Exercise: Quote the listing below in its entirety, omitting every image.

Information provided:
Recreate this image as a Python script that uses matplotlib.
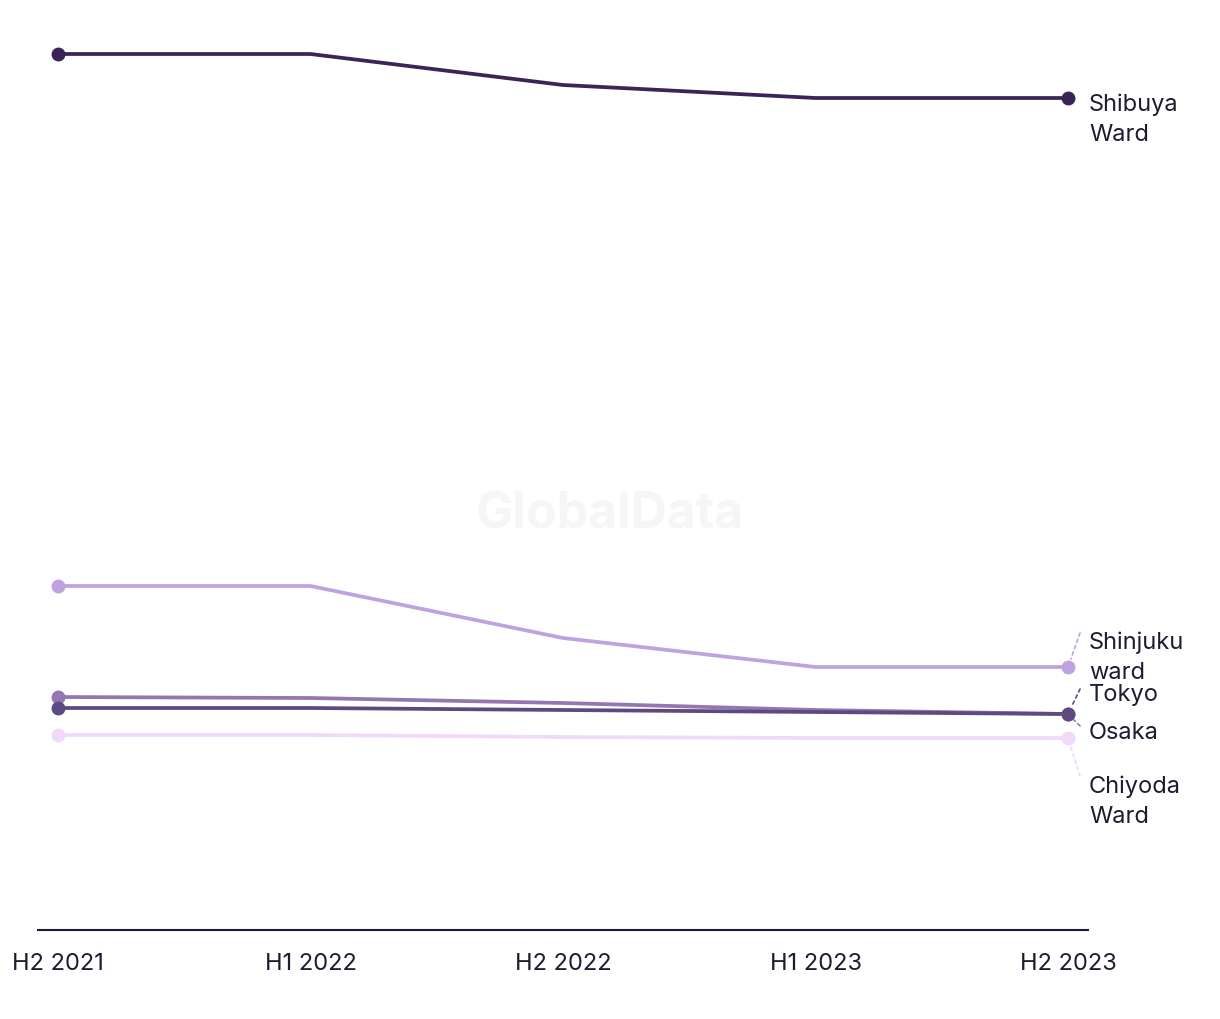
import matplotlib
matplotlib.use("Agg")
import matplotlib.pyplot as plt

plt.rcParams['font.family'] = ['Inter', 'DejaVu Sans']

periods = ['H2 2021', 'H1 2022', 'H2 2022', 'H1 2023', 'H2 2023']

shibuya = [87.6, 87.6, 84.5, 83.2, 83.2]
shinjuku = [34.4, 34.4, 29.2, 26.3, 26.3]
osaka = [23.3, 23.2, 22.7, 22.0, 21.6]
tokyo = [22.2, 22.2, 22.0, 21.8, 21.6]
chiyoda = [19.5, 19.5, 19.3, 19.2, 19.2]

series = [
    # name, values, colour, label offset (px), connector end (px) or None
    ('Shibuya\nWard', shibuya, '#3b2456', (21, -21), None),
    ('Shinjuku\nward', shinjuku, '#bea3e0', (21, 10), (12, 34)),
    ('Osaka', osaka, '#9477b0', (21, -18), (12, -12)),
    ('Tokyo', tokyo, '#5d4a80', (21, 20), (12, 25)),
    ('Chiyoda\nWard', chiyoda, '#f1d9fa', (21, -63), (12, -38)),
]

text_col = '#1e1c33'

fig = plt.figure(figsize=(12.2, 10.2), dpi=100)
ax = fig.add_axes([38 / 1220, 89 / 1020, 1050 / 1220, 899 / 1020])

fig.text(610 / 1220, 1 - 515 / 1020, 'GlobalData', ha='center', va='center',
         fontsize=36, fontweight='bold', color='#f6f6f6', zorder=0)

x = list(range(len(periods)))
for name, vals, col, off, conn in series:
    ax.plot(x, vals, color=col, lw=2.7, zorder=3, solid_capstyle='round')
    ax.plot([x[0], x[-1]], [vals[0], vals[-1]], 'o', color=col, ms=9, zorder=4)
    if conn is not None:
        ax.annotate('', xy=(x[-1], vals[-1]), xytext=conn, textcoords='offset pixels',
                    arrowprops=dict(arrowstyle='-', linestyle=(0, (2, 2)), color=col,
                                    lw=1.2, shrinkA=0, shrinkB=6))
    ax.annotate(name, xy=(x[-1], vals[-1]), xytext=off, textcoords='offset pixels',
                ha='left', va='center', fontsize=17, color=text_col, linespacing=1.45,
                annotation_clip=False)

ax.set_xlim(-0.079, 4.079)
ax.set_ylim(0, 89.9)
ax.set_xticks(x)
ax.set_xticklabels(periods, fontsize=17, color=text_col)
ax.tick_params(axis='x', length=0, pad=16)
ax.set_yticks([])
for s in ['top', 'right', 'left']:
    ax.spines[s].set_visible(False)
ax.spines['bottom'].set_color(text_col)
ax.spines['bottom'].set_linewidth(1.5)

fig.savefig('out.png', dpi=100)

Finished task:
Recreate this image as a Python script that uses matplotlib.
import matplotlib
matplotlib.use("Agg")
import matplotlib.pyplot as plt

plt.rcParams['font.family'] = ['Inter', 'DejaVu Sans']

periods = ['H2 2021', 'H1 2022', 'H2 2022', 'H1 2023', 'H2 2023']

shibuya = [87.6, 87.6, 84.5, 83.2, 83.2]
shinjuku = [34.4, 34.4, 29.2, 26.3, 26.3]
osaka = [23.3, 23.2, 22.7, 22.0, 21.6]
tokyo = [22.2, 22.2, 22.0, 21.8, 21.6]
chiyoda = [19.5, 19.5, 19.3, 19.2, 19.2]

series = [
    # name, values, colour, label offset (px), connector end (px) or None
    ('Shibuya\nWard', shibuya, '#3b2456', (21, -21), None),
    ('Shinjuku\nward', shinjuku, '#bea3e0', (21, 10), (12, 34)),
    ('Osaka', osaka, '#9477b0', (21, -18), (12, -12)),
    ('Tokyo', tokyo, '#5d4a80', (21, 20), (12, 25)),
    ('Chiyoda\nWard', chiyoda, '#f1d9fa', (21, -63), (12, -38)),
]

text_col = '#1e1c33'

fig = plt.figure(figsize=(12.2, 10.2), dpi=100)
ax = fig.add_axes([38 / 1220, 89 / 1020, 1050 / 1220, 899 / 1020])

fig.text(610 / 1220, 1 - 515 / 1020, 'GlobalData', ha='center', va='center',
         fontsize=36, fontweight='bold', color='#f6f6f6', zorder=0)

x = list(range(len(periods)))
for name, vals, col, off, conn in series:
    ax.plot(x, vals, color=col, lw=2.7, zorder=3, solid_capstyle='round')
    ax.plot([x[0], x[-1]], [vals[0], vals[-1]], 'o', color=col, ms=9, zorder=4)
    if conn is not None:
        ax.annotate('', xy=(x[-1], vals[-1]), xytext=conn, textcoords='offset pixels',
                    arrowprops=dict(arrowstyle='-', linestyle=(0, (2, 2)), color=col,
                                    lw=1.2, shrinkA=0, shrinkB=6))
    ax.annotate(name, xy=(x[-1], vals[-1]), xytext=off, textcoords='offset pixels',
                ha='left', va='center', fontsize=17, color=text_col, linespacing=1.45,
                annotation_clip=False)

ax.set_xlim(-0.079, 4.079)
ax.set_ylim(0, 89.9)
ax.set_xticks(x)
ax.set_xticklabels(periods, fontsize=17, color=text_col)
ax.tick_params(axis='x', length=0, pad=16)
ax.set_yticks([])
for s in ['top', 'right', 'left']:
    ax.spines[s].set_visible(False)
ax.spines['bottom'].set_color(text_col)
ax.spines['bottom'].set_linewidth(1.5)

fig.savefig('out.png', dpi=100)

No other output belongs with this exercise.